Despite being a well-known, respected, and revered contemporary artist, De Bruyckere is incredibly humble and acknowledges that some of the visitors to the space may be tourists who are simply coming to see the church and will be unaware of the exhibition taking place or familiar with her work. In order for these visitors to gain a better understanding of her process, she presents two vitrines with an assortment of source materials for her work in the final room of the exhibition. She also includes another archangel sculpture – “Liggende Arcangelo I” – which is lying down and is at eye-level height, allowing people to explore the work and the materials she uses up close.

De Bruyckere is reflective about returning to Venice to exhibit new work: “It’s always a special experience, and to have this opportunity after eleven years is extraordinary. A lot has happened in these eleven years; the world has changed, the art world has changed, and my experience as an artist has developed. I asked myself the same question when I started this project; what is different in what I want to achieve or convey.”

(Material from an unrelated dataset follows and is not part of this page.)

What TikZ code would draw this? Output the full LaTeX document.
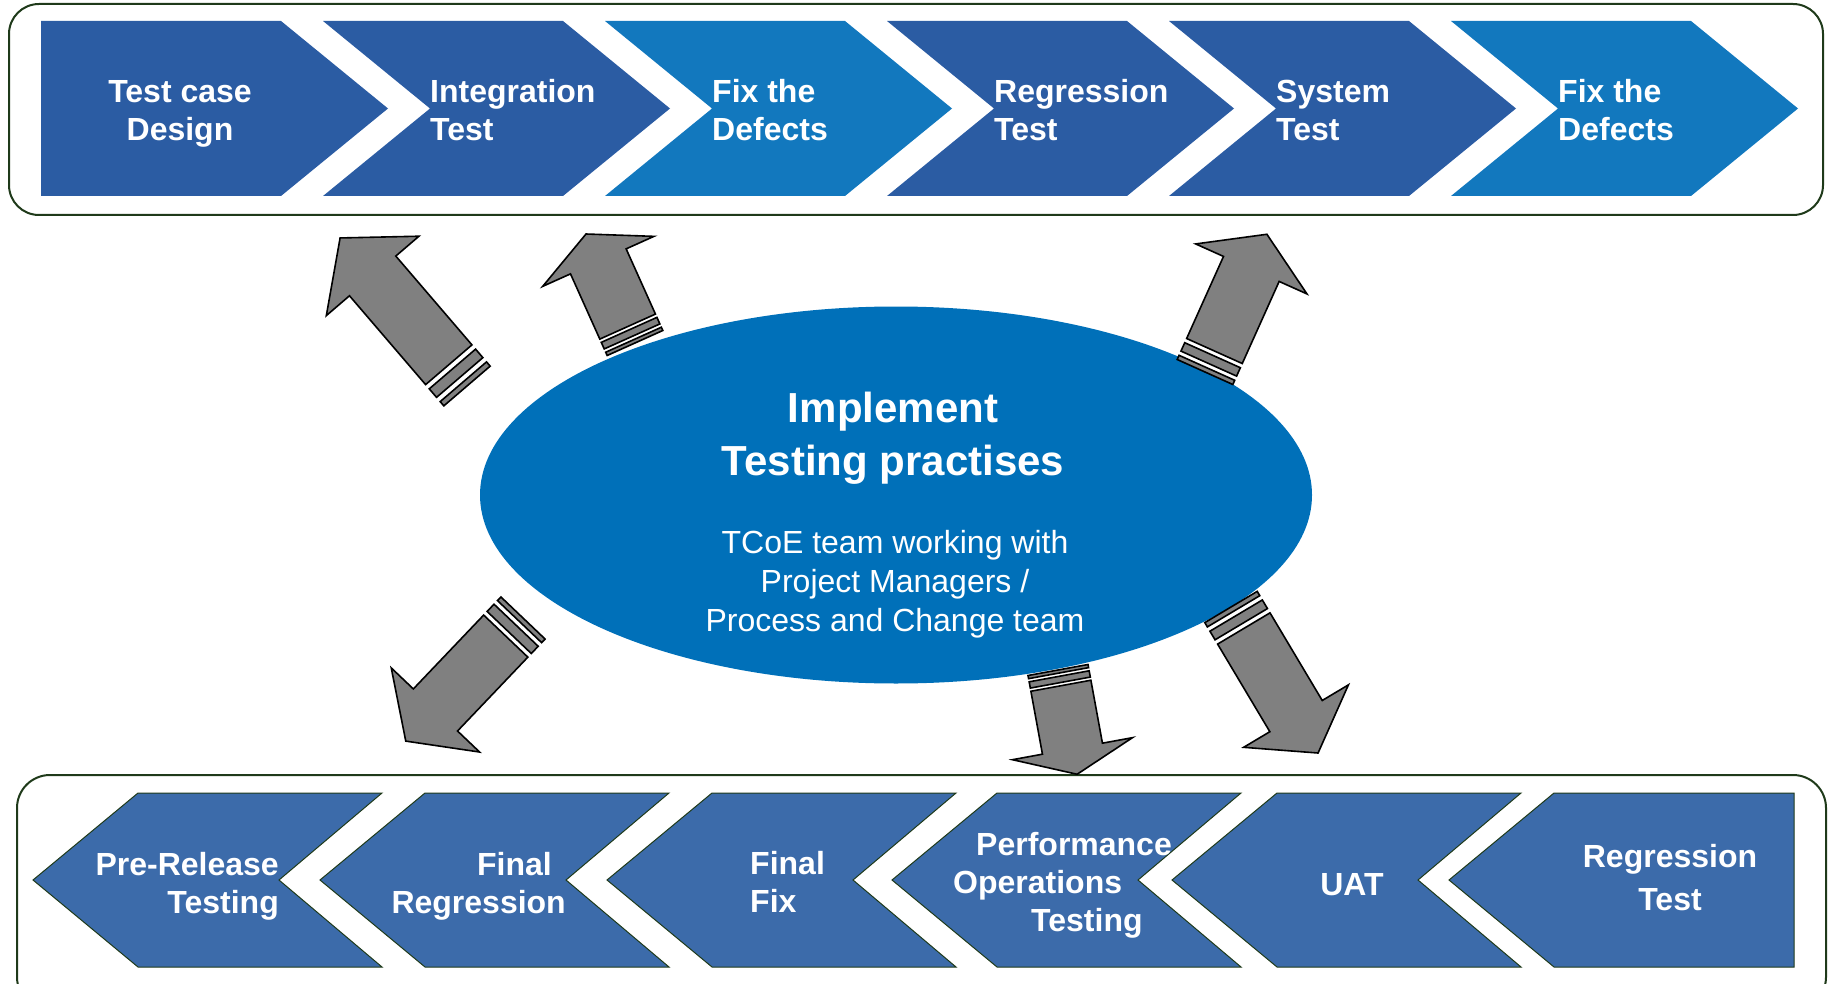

“I think my work for the Belgian pavilion was still a hopeful one; the fallen tree was surrounded with gestures of kindness, soft pillows, bandages made from old blankets in soft pink hues, and the light coming in from the cupola was filtered. There was an atmosphere of serenity, of quiet healing.  Looking at the City of Refuge installation in the sacristy now, I think there we have a much more urgent situation, almost a catastrophe that is captured in a certain moment. Where is the hope in that image? I’m not sure it’s there. It’s a frozen image. I think of something that happened and wants our attention. It’s the sudden shock of the moment when we no longer know how to deal with the situation. Perhaps there is hope in the title City of Refuge: art as a refuge, a haven. Not a safe place in the sense that we need to soften the blow, be careful or restrict ourselves in any way, quite the opposite.”